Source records
— Start —
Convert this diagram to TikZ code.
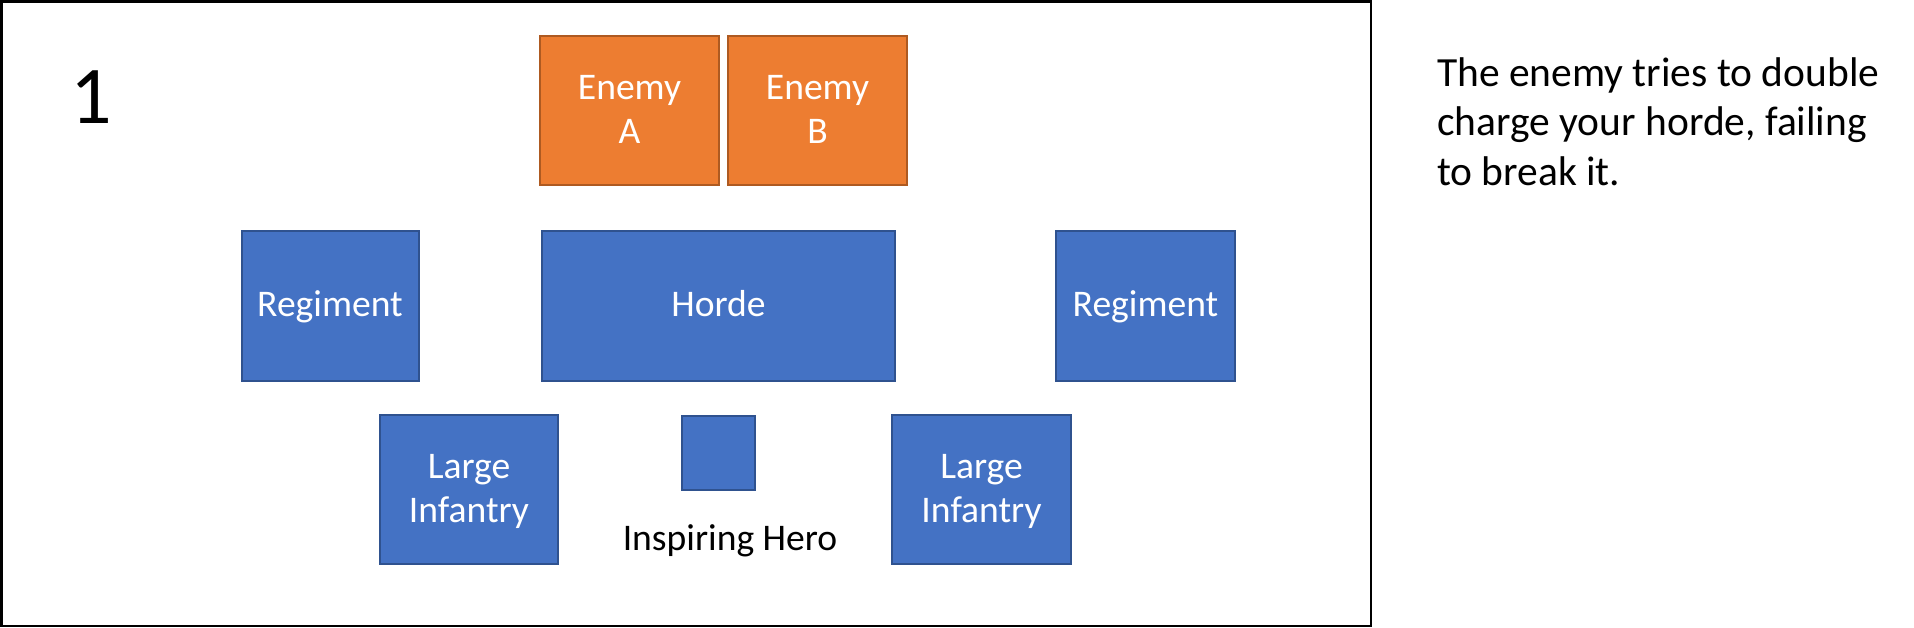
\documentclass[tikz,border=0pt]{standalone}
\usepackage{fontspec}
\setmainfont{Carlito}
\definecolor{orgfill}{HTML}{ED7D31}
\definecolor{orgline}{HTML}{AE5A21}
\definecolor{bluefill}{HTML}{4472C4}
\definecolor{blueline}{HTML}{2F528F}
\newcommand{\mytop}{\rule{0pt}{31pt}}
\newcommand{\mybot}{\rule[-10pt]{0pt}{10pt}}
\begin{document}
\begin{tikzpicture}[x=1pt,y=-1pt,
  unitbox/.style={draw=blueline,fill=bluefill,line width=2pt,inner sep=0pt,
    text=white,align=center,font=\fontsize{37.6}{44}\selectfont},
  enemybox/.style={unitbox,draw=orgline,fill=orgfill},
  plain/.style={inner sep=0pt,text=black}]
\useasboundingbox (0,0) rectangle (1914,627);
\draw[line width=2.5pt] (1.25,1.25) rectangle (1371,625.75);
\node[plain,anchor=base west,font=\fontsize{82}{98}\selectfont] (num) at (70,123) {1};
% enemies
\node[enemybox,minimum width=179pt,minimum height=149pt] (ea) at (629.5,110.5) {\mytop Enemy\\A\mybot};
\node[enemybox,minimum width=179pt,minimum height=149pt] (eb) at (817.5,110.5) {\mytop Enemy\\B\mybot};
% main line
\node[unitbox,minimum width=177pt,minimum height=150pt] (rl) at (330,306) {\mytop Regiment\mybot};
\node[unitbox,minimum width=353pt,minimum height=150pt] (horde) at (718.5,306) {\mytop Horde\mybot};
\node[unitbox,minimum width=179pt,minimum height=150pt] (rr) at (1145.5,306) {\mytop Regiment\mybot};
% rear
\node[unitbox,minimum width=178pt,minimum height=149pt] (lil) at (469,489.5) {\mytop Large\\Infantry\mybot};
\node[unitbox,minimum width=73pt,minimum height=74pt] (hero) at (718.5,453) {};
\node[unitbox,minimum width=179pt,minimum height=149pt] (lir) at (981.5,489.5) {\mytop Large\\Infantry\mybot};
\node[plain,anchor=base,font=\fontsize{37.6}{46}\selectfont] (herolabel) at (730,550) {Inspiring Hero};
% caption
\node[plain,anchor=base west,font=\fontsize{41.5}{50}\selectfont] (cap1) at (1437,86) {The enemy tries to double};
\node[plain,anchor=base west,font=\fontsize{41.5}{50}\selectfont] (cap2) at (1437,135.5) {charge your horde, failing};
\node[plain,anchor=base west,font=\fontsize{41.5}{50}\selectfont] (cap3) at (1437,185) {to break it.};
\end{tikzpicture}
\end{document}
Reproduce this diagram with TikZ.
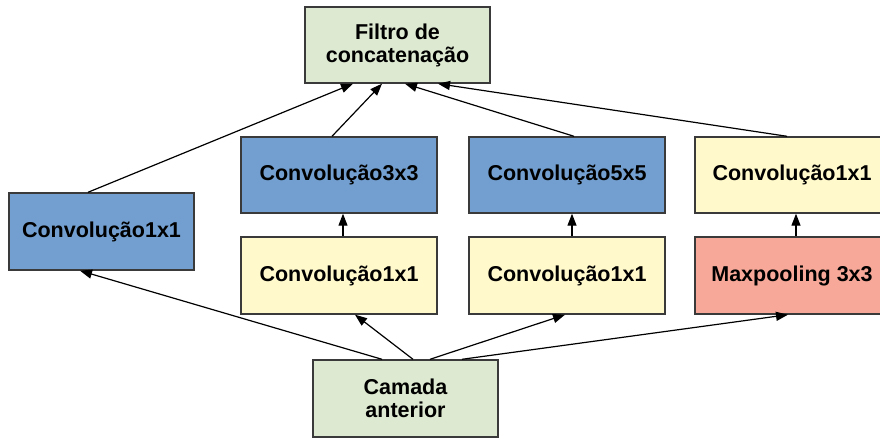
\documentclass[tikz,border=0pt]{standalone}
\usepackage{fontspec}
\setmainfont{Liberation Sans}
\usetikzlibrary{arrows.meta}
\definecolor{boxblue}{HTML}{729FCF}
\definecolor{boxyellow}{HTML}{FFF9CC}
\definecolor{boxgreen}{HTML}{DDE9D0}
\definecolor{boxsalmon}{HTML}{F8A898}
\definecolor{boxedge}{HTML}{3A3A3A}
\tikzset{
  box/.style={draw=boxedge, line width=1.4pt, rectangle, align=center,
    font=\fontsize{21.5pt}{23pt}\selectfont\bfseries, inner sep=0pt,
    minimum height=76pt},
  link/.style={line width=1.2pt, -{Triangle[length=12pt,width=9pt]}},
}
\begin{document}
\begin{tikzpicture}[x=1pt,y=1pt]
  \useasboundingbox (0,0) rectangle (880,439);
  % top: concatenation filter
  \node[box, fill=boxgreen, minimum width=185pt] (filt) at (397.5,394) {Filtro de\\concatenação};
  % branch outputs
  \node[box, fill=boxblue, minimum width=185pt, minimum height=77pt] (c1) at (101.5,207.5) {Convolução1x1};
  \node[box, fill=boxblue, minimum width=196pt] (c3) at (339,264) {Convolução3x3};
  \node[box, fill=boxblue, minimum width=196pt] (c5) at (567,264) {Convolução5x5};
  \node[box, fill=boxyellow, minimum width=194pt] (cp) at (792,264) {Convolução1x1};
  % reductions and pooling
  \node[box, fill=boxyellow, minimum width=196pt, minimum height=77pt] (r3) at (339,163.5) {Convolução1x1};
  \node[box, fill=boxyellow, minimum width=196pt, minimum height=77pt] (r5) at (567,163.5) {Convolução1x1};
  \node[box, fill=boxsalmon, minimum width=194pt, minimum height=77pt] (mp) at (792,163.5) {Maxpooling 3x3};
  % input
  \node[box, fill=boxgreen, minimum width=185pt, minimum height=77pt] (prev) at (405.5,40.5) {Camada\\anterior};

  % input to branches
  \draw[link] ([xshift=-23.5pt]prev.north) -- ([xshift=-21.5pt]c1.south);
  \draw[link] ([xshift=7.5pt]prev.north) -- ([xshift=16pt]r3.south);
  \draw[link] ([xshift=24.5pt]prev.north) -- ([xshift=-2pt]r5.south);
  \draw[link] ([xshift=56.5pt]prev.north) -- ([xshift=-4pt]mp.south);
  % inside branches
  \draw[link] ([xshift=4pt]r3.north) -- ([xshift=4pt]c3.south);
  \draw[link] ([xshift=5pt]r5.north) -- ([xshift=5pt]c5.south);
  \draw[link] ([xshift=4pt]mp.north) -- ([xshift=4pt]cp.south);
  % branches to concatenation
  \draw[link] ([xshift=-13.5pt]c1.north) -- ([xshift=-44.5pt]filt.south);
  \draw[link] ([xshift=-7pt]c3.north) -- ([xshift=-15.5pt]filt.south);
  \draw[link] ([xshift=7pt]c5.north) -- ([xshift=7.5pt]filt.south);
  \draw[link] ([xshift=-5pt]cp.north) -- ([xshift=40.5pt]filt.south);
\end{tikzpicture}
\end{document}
— End —
Directive
Make an exact copy of every entry above, minus the images.

Worked answer
Convert this diagram to TikZ code.
\documentclass[tikz,border=0pt]{standalone}
\usepackage{fontspec}
\setmainfont{Carlito}
\definecolor{orgfill}{HTML}{ED7D31}
\definecolor{orgline}{HTML}{AE5A21}
\definecolor{bluefill}{HTML}{4472C4}
\definecolor{blueline}{HTML}{2F528F}
\newcommand{\mytop}{\rule{0pt}{31pt}}
\newcommand{\mybot}{\rule[-10pt]{0pt}{10pt}}
\begin{document}
\begin{tikzpicture}[x=1pt,y=-1pt,
  unitbox/.style={draw=blueline,fill=bluefill,line width=2pt,inner sep=0pt,
    text=white,align=center,font=\fontsize{37.6}{44}\selectfont},
  enemybox/.style={unitbox,draw=orgline,fill=orgfill},
  plain/.style={inner sep=0pt,text=black}]
\useasboundingbox (0,0) rectangle (1914,627);
\draw[line width=2.5pt] (1.25,1.25) rectangle (1371,625.75);
\node[plain,anchor=base west,font=\fontsize{82}{98}\selectfont] (num) at (70,123) {1};
% enemies
\node[enemybox,minimum width=179pt,minimum height=149pt] (ea) at (629.5,110.5) {\mytop Enemy\\A\mybot};
\node[enemybox,minimum width=179pt,minimum height=149pt] (eb) at (817.5,110.5) {\mytop Enemy\\B\mybot};
% main line
\node[unitbox,minimum width=177pt,minimum height=150pt] (rl) at (330,306) {\mytop Regiment\mybot};
\node[unitbox,minimum width=353pt,minimum height=150pt] (horde) at (718.5,306) {\mytop Horde\mybot};
\node[unitbox,minimum width=179pt,minimum height=150pt] (rr) at (1145.5,306) {\mytop Regiment\mybot};
% rear
\node[unitbox,minimum width=178pt,minimum height=149pt] (lil) at (469,489.5) {\mytop Large\\Infantry\mybot};
\node[unitbox,minimum width=73pt,minimum height=74pt] (hero) at (718.5,453) {};
\node[unitbox,minimum width=179pt,minimum height=149pt] (lir) at (981.5,489.5) {\mytop Large\\Infantry\mybot};
\node[plain,anchor=base,font=\fontsize{37.6}{46}\selectfont] (herolabel) at (730,550) {Inspiring Hero};
% caption
\node[plain,anchor=base west,font=\fontsize{41.5}{50}\selectfont] (cap1) at (1437,86) {The enemy tries to double};
\node[plain,anchor=base west,font=\fontsize{41.5}{50}\selectfont] (cap2) at (1437,135.5) {charge your horde, failing};
\node[plain,anchor=base west,font=\fontsize{41.5}{50}\selectfont] (cap3) at (1437,185) {to break it.};
\end{tikzpicture}
\end{document}
Reproduce this diagram with TikZ.
\documentclass[tikz,border=0pt]{standalone}
\usepackage{fontspec}
\setmainfont{Liberation Sans}
\usetikzlibrary{arrows.meta}
\definecolor{boxblue}{HTML}{729FCF}
\definecolor{boxyellow}{HTML}{FFF9CC}
\definecolor{boxgreen}{HTML}{DDE9D0}
\definecolor{boxsalmon}{HTML}{F8A898}
\definecolor{boxedge}{HTML}{3A3A3A}
\tikzset{
  box/.style={draw=boxedge, line width=1.4pt, rectangle, align=center,
    font=\fontsize{21.5pt}{23pt}\selectfont\bfseries, inner sep=0pt,
    minimum height=76pt},
  link/.style={line width=1.2pt, -{Triangle[length=12pt,width=9pt]}},
}
\begin{document}
\begin{tikzpicture}[x=1pt,y=1pt]
  \useasboundingbox (0,0) rectangle (880,439);
  % top: concatenation filter
  \node[box, fill=boxgreen, minimum width=185pt] (filt) at (397.5,394) {Filtro de\\concatenação};
  % branch outputs
  \node[box, fill=boxblue, minimum width=185pt, minimum height=77pt] (c1) at (101.5,207.5) {Convolução1x1};
  \node[box, fill=boxblue, minimum width=196pt] (c3) at (339,264) {Convolução3x3};
  \node[box, fill=boxblue, minimum width=196pt] (c5) at (567,264) {Convolução5x5};
  \node[box, fill=boxyellow, minimum width=194pt] (cp) at (792,264) {Convolução1x1};
  % reductions and pooling
  \node[box, fill=boxyellow, minimum width=196pt, minimum height=77pt] (r3) at (339,163.5) {Convolução1x1};
  \node[box, fill=boxyellow, minimum width=196pt, minimum height=77pt] (r5) at (567,163.5) {Convolução1x1};
  \node[box, fill=boxsalmon, minimum width=194pt, minimum height=77pt] (mp) at (792,163.5) {Maxpooling 3x3};
  % input
  \node[box, fill=boxgreen, minimum width=185pt, minimum height=77pt] (prev) at (405.5,40.5) {Camada\\anterior};

  % input to branches
  \draw[link] ([xshift=-23.5pt]prev.north) -- ([xshift=-21.5pt]c1.south);
  \draw[link] ([xshift=7.5pt]prev.north) -- ([xshift=16pt]r3.south);
  \draw[link] ([xshift=24.5pt]prev.north) -- ([xshift=-2pt]r5.south);
  \draw[link] ([xshift=56.5pt]prev.north) -- ([xshift=-4pt]mp.south);
  % inside branches
  \draw[link] ([xshift=4pt]r3.north) -- ([xshift=4pt]c3.south);
  \draw[link] ([xshift=5pt]r5.north) -- ([xshift=5pt]c5.south);
  \draw[link] ([xshift=4pt]mp.north) -- ([xshift=4pt]cp.south);
  % branches to concatenation
  \draw[link] ([xshift=-13.5pt]c1.north) -- ([xshift=-44.5pt]filt.south);
  \draw[link] ([xshift=-7pt]c3.north) -- ([xshift=-15.5pt]filt.south);
  \draw[link] ([xshift=7pt]c5.north) -- ([xshift=7.5pt]filt.south);
  \draw[link] ([xshift=-5pt]cp.north) -- ([xshift=40.5pt]filt.south);
\end{tikzpicture}
\end{document}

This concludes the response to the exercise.